Giselle Beiguelman, a Brazilian artist and researcher who is one of the most respected worldwide in the field of interaction between art, digital media and information systems, has used Artificial Intelligence platforms in her recent work to bring to light artifacts created throughout history, in science and the arts, with the aim of stigmatizing living beings, most notably women and plants.
In Poisonous, Noxoius and Suspicious, a title borrowed from a nineteenth-century scientific manual by Anne Pratt (1857), the focus is both on the plants banned by the colonial "civilizing" process because of their psychoactive powers, and on the women botanists who were cursed and erased from history because of the misogyny that runs through the history of science.
Before the official invention of photography in 1839, many women dedicated themselves to studying and documenting species of flora with drawings and watercolors, creating one of the most exciting correlations between art and science. Their illustrations were invariably used in books by male authors without the authors being credited.

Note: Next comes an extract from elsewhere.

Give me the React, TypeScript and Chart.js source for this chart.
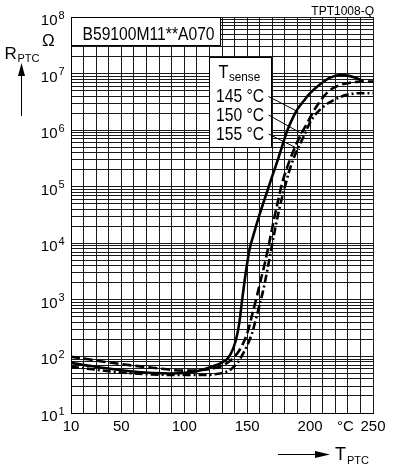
import React, { useEffect, useRef } from "react";
import { Chart, registerables } from "chart.js";

Chart.register(...registerables);

const FONT = '"Liberation Sans", Arial, Helvetica, sans-serif';

// ---- data ----
const xLabelTicks = [10, 50, 100, 150, 200, 250];
const yDecadeExponents = [1, 2, 3, 4, 5, 6, 7, 8];
const seriesLabels = ["145 °C", "150 °C", "155 °C"];
const typeLabel = "B59100M11**A070";
const docLabel = "TPT1008-Q";

const temp145 = [10, 25, 50, 75, 90, 100, 110, 120, 130, 135, 139, 142, 144, 146, 148, 150, 152, 155, 160, 165, 170, 175, 182, 186, 190, 195, 200, 208, 216, 224, 230, 237, 242];
const res145 = [77, 68, 57, 51, 50, 51, 55, 64, 78, 95, 140, 240, 430, 1000, 2200, 4400, 8000, 14000, 33000, 72000, 155000, 330000, 1.0e6, 1.6e6, 2.35e6, 3.3e6, 4.5e6, 6.5e6, 8.5e6, 9.4e6, 9.2e6, 8.3e6, 7.4e6];

const temp150 = [10, 25, 50, 75, 100, 112, 125, 131, 139, 144, 148, 151, 154, 157, 160, 164, 167, 170, 174, 178, 184, 190.7, 197.4, 205, 214.5, 224, 232, 240, 250];
const res150 = [99, 88, 73, 63, 56, 57, 63, 70, 94, 130, 195, 300, 550, 1000, 1900, 4400, 9000, 19000, 50000, 120000, 300000, 680000, 1.3e6, 2.6e6, 4.8e6, 6.3e6, 6.9e6, 7.2e6, 7.2e6];

const temp155 = [10, 25, 50, 75, 100, 115, 123, 136, 143, 147, 151, 154, 156, 158, 160, 162, 164, 167, 172, 176, 180, 183, 187, 195, 201, 210.6, 221, 229, 240, 250];
const res155 = [66, 60, 52, 48, 47, 47, 48, 57, 81, 115, 175, 260, 380, 560, 850, 1250, 2000, 4400, 17000, 45000, 100000, 175000, 320000, 780000, 1.5e6, 2.6e6, 3.6e6, 4.2e6, 4.5e6, 4.5e6];

// annotation anchors in data units
const typeBoxT = [10, 128.4];
const typeBoxR = [1e8, 3.2e7];
const senseBoxT = [119.7, 169];
const senseBoxR = [1.96e7, 5.0e5];
const leaderEndT = [190.7, 193.4, 192];
const leaderEndR = [2.1e6, 8.7e5, 4.5e5];
const degreeLabelT = 228;

const yGridValues: number[] = [];
for (let e = 1; e < 8; e++) {
  for (let m = 1; m <= 9; m++) yGridValues.push(m * Math.pow(10, e));
}
yGridValues.push(1e8);

const toXY = (t: number[], r: number[]) => t.map((v, i) => ({ x: v, y: r[i] }));

function condText(ctx: CanvasRenderingContext2D, s: string, x: number, y: number, size: number, sx = 0.87, align: CanvasTextAlign = "left") {
  ctx.save();
  ctx.font = `${size}px ${FONT}`;
  ctx.textAlign = align;
  ctx.textBaseline = "alphabetic";
  ctx.translate(x, y);
  ctx.scale(sx, 1);
  ctx.fillText(s, 0, 0);
  ctx.restore();
}

const decorPlugin = {
  id: "decor",
  beforeDatasetsDraw(chart: any) {
    const { ctx } = chart;
    const xs = chart.scales.x;
    const ys = chart.scales.y;
    ctx.save();
    ctx.fillStyle = "#fff";
    ctx.strokeStyle = "#000";
    ctx.lineWidth = 1;
    // type box
    const x1 = Math.round(xs.getPixelForValue(typeBoxT[0])) + 0.5;
    const x2 = Math.round(xs.getPixelForValue(typeBoxT[1])) + 0.5;
    const y1 = Math.round(ys.getPixelForValue(typeBoxR[0])) + 0.5;
    const y2 = Math.round(ys.getPixelForValue(typeBoxR[1])) + 0.5;
    ctx.fillRect(x1, y1, x2 - x1, y2 - y1);
    ctx.strokeRect(x1, y1, x2 - x1, y2 - y1);
    ctx.fillStyle = "#000";
    condText(ctx, typeLabel, x1 + 11, y1 + 22.5, 18);

    // sense box
    const sx1 = Math.round(xs.getPixelForValue(senseBoxT[0])) + 0.5;
    const sx2 = Math.round(xs.getPixelForValue(senseBoxT[1])) + 0.5;
    const sy1 = Math.round(ys.getPixelForValue(senseBoxR[0])) + 0.5;
    const sy2 = Math.round(ys.getPixelForValue(senseBoxR[1])) + 0.5;
    ctx.fillStyle = "#fff";
    ctx.fillRect(sx1, sy1, sx2 - sx1, sy2 - sy1);
    ctx.strokeRect(sx1, sy1, sx2 - sx1, sy2 - sy1);
    ctx.fillStyle = "#000";
    condText(ctx, "T", sx1 + 9, sy1 + 20, 18, 0.9);
    condText(ctx, "sense", sx1 + 19.5, sy1 + 23.5, 13, 0.9);
    const baselines = [sy1 + 44.5, sy1 + 63, sy1 + 82];
    seriesLabels.forEach((s, i) => {
      condText(ctx, s, sx1 + 6.5, baselines[i], 18);
      // leader line
      ctx.beginPath();
      ctx.lineWidth = 1;
      ctx.moveTo(sx1 + 59, baselines[i] - 5.5);
      ctx.lineTo(xs.getPixelForValue(leaderEndT[i]), ys.getPixelForValue(leaderEndR[i]));
      ctx.stroke();
    });
    ctx.restore();
  },
  afterDraw(chart: any) {
    const { ctx } = chart;
    const xs = chart.scales.x;
    const ys = chart.scales.y;
    ctx.save();
    ctx.fillStyle = "#000";
    ctx.strokeStyle = "#000";
    // y decade labels with superscript
    yDecadeExponents.forEach((e) => {
      const py = ys.getPixelForValue(Math.pow(10, e));
      ctx.font = `15px ${FONT}`;
      ctx.textAlign = "right";
      ctx.textBaseline = "alphabetic";
      ctx.fillText("10", 57.5, py + 8);
      ctx.font = `11px ${FONT}`;
      ctx.textAlign = "left";
      ctx.fillText(String(e), 58.5, py + 1.5);
    });
    // x tick labels
    ctx.font = `15px ${FONT}`;
    ctx.textAlign = "center";
    ctx.textBaseline = "middle";
    xLabelTicks.forEach((v) => {
      ctx.fillText(String(v), xs.getPixelForValue(v), 427);
    });
    ctx.fillText("°C", xs.getPixelForValue(degreeLabelT), 427);
    // Ohm
    ctx.textBaseline = "alphabetic";
    ctx.font = `17px ${FONT}`;
    ctx.textAlign = "left";
    ctx.fillText("Ω", 42, 46);
    // R_PTC
    ctx.font = `17px ${FONT}`;
    ctx.fillText("R", 4.5, 58.5);
    ctx.font = `11px ${FONT}`;
    ctx.fillText("PTC", 17.5, 61.5);
    // y arrow
    ctx.lineWidth = 1;
    ctx.beginPath();
    ctx.moveTo(21.5, 116);
    ctx.lineTo(21.5, 74);
    ctx.stroke();
    ctx.beginPath();
    ctx.moveTo(21.5, 63);
    ctx.lineTo(18, 76);
    ctx.lineTo(25, 76);
    ctx.closePath();
    ctx.fill();
    // x arrow
    ctx.beginPath();
    ctx.moveTo(278, 454.5);
    ctx.lineTo(318, 454.5);
    ctx.stroke();
    ctx.beginPath();
    ctx.moveTo(330, 454.5);
    ctx.lineTo(315, 451);
    ctx.lineTo(315, 458);
    ctx.closePath();
    ctx.fill();
    ctx.textAlign = "left";
    ctx.textBaseline = "alphabetic";
    ctx.font = `18px ${FONT}`;
    ctx.fillText("T", 335, 459.5);
    ctx.font = `11px ${FONT}`;
    ctx.fillText("PTC", 347, 463.5);
    // document id
    ctx.font = `12px ${FONT}`;
    ctx.textAlign = "right";
    ctx.fillText(docLabel, 374, 14.5);
    ctx.restore();
  },
};

export default function App() {
  const ref = useRef<HTMLCanvasElement | null>(null);
  useEffect(() => {
    if (!ref.current) return;
    const gridColor = "#1a1a1a";
    const chart = new Chart(ref.current, {
      type: "line",
      data: {
        datasets: [
          {
            label: seriesLabels[0],
            data: toXY(temp145, res145),
            borderColor: "#000",
            borderWidth: 2.6,
            pointRadius: 0,
            cubicInterpolationMode: "monotone",
            fill: false,
          },
          {
            label: seriesLabels[1],
            data: toXY(temp150, res150),
            borderColor: "#000",
            borderWidth: 2.6,
            borderDash: [9, 4],
            pointRadius: 0,
            cubicInterpolationMode: "monotone",
            fill: false,
          },
          {
            label: seriesLabels[2],
            data: toXY(temp155, res155),
            borderColor: "#000",
            borderWidth: 2.6,
            borderDash: [8, 3, 2, 3],
            pointRadius: 0,
            cubicInterpolationMode: "monotone",
            fill: false,
          },
        ],
      },
      options: {
        animation: false,
        responsive: false,
        devicePixelRatio: 1,
        layout: { padding: { left: 71, right: 24, top: 17, bottom: 57 } },
        plugins: { legend: { display: false }, tooltip: { enabled: false } },
        scales: {
          x: {
            type: "linear",
            min: 10,
            max: 250,
            ticks: { stepSize: 10, autoSkip: false, display: false },
            grid: { color: gridColor, lineWidth: 1, drawTicks: false },
            border: { color: "#000", width: 1 },
          },
          y: {
            type: "logarithmic",
            min: 10,
            max: 1e8,
            afterBuildTicks: (scale: any) => {
              scale.ticks = yGridValues.map((v) => ({ value: v }));
            },
            ticks: { display: false },
            grid: { color: gridColor, lineWidth: 1, drawTicks: false },
            border: { color: "#000", width: 1 },
          },
        },
      },
      plugins: [decorPlugin],
    } as any);
    return () => chart.destroy();
  }, []);
  return (
    <div style={{ position: "absolute", left: 0, top: 0, width: 397, height: 470, background: "#fff" }}>
      <canvas ref={ref} width={397} height={470} style={{ display: "block" }} />
    </div>
  );
}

By generating images through AI, Beiguelman revisits this pre-photographic era, in most cases to give visibility to women and show us how, ever since the invention - which is suspect - of the original sin of Eve, who ate the forbidden fruit from the tree of paradise, history has associated poisonous, harmful and suspect plants with the female character.
In her experiments, Beiguelman generated images as if she had a magic camera with the power to "photograph" the past and thus repair stories eclipsed by unfounded prejudices and myths. To do so, the artist had to overcome the prevailing ethos of AI platforms, which refused to take portraits of older botanists. The same difficulty arose when trying to create images of indigenous and black Brazilian women.
Just as many women who discovered cures for illnesses through their research of flora were branded as witches, many plants also fell into disgrace because of their aphrodisiac or hallucinogenic properties or because they were used in sacred rituals.
The medicinal use of cannabis, to cite one example, was already known about 3,000 years ago in China and India. But because of its psychoactive properties, it was called the "Devil's weed" and its research in the medicinal field was restricted worldwide from the 1930s onwards. Only in recent years, at the insistence of researchers and families of people in need of cannabidiol treatment, has its medicinal use been gradually released. How many lives, because of this stigma, have failed to find a cure for their illnesses?
Beiguelman's unique work has shown us how it is possible to revisit the past with a critical eye in order to question prejudices and reposition what has been marginalized and neglected for centuries and which, to a painful extent, still persists today. Just as these botanists honored here did, Beiguelman's work also makes research and art illuminate science.